Image (JPEG) or Image (TIFF): Select one of these files when you want to view the scanned images associated with a book.
Details: The images provided are lower resolution versions of the images we received from the contributor. Watermarks are added to the bottom of the image. Each book page is provided as a separate image file.
Because downloading pages as Image (TIFF) is more resource-intensive, you will only be able to download up to ten pages at a time using this format. Using the “Whole item” page range will not succeed unless the entire book is ten pages or less in length.
Some text or ePub files may contain nonsense characters or text problems. These files are created from automatically generated Optical Character Recognition (OCR). As an automated process, it is subject to error. In order to interpret the images of letters on a page, the OCR software must first determine the script and language of the page. When the OCR software misidentifies the script or the language of the volume or the page, it will tend to produce gibberish.
Factors that determine the resolution in which you can download a book
Authenticated users (from member institutions or as guest users) receive additional download options: They can download full books as TIFF, which is fairly resource-intensive. Anyone can download one page at a time.
The maximum resolution at which you can download a file is dependent upon the format in which the document was originally contributed to HathiTrust. Black & white TIFFs are usually 600ppi, but JPEG2000s are usually 300ppi/400ppi. And some volumes are a combination of both, which means only the lower resolution would apply.

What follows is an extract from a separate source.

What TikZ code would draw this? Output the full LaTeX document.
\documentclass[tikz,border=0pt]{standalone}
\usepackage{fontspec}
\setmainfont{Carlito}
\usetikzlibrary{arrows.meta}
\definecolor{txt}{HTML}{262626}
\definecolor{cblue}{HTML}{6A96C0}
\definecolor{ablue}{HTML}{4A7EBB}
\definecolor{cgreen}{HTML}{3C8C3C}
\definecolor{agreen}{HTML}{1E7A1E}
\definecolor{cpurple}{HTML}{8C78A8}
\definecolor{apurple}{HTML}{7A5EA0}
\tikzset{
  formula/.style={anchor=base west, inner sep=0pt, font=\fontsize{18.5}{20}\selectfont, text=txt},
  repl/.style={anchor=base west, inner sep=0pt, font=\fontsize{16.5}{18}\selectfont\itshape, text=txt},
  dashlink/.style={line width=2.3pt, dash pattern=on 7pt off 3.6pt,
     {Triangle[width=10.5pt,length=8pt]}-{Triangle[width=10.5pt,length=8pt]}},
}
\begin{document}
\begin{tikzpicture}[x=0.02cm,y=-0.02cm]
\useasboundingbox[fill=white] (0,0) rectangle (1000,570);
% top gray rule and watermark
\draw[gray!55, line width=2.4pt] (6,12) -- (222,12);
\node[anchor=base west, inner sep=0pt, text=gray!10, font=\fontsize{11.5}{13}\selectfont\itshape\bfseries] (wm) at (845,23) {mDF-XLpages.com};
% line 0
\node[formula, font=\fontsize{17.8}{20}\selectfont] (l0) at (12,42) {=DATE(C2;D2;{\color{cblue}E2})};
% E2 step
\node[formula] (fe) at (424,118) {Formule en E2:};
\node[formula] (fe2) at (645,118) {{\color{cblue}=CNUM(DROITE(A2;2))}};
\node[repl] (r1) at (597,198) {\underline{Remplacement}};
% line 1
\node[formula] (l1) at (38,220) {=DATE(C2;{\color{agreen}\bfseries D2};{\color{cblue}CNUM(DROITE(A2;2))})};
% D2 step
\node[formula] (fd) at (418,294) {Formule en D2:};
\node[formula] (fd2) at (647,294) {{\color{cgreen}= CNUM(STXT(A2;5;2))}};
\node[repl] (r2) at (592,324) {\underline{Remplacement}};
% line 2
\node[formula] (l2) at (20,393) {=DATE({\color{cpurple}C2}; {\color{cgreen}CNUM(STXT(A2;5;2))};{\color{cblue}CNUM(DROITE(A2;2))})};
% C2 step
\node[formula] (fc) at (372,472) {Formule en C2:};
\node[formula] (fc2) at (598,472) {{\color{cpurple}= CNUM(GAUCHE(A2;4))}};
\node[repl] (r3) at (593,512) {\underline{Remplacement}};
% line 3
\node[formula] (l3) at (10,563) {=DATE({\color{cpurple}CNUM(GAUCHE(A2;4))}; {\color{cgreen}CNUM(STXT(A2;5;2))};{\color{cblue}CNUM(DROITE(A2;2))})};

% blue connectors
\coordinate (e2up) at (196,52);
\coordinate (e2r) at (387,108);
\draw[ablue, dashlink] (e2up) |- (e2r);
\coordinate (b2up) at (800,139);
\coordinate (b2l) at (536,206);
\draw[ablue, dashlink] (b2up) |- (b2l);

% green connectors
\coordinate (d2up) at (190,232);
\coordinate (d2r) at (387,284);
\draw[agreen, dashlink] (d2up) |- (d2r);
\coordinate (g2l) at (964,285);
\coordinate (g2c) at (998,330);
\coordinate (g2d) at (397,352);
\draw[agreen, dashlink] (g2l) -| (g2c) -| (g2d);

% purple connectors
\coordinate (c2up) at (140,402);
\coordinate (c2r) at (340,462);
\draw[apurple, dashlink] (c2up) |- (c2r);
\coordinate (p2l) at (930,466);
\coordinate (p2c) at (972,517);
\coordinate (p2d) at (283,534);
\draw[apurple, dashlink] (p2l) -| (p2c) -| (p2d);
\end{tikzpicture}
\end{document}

Materials in the collection are contributed as JPEG2000 most of the time, and it doesn’t tend to work well with Firefox. If you are having trouble viewing a downloaded file, we recommend using a different browser, or opening the file using Adobe Reader.
If our download options do not meet your needs, we would recommend reaching out to the interlibrary loan department at your local library to see if they can get better quality scans for you. Alternatively, you could travel to a library that has the physical materials and scan them at a higher resolution for yourself.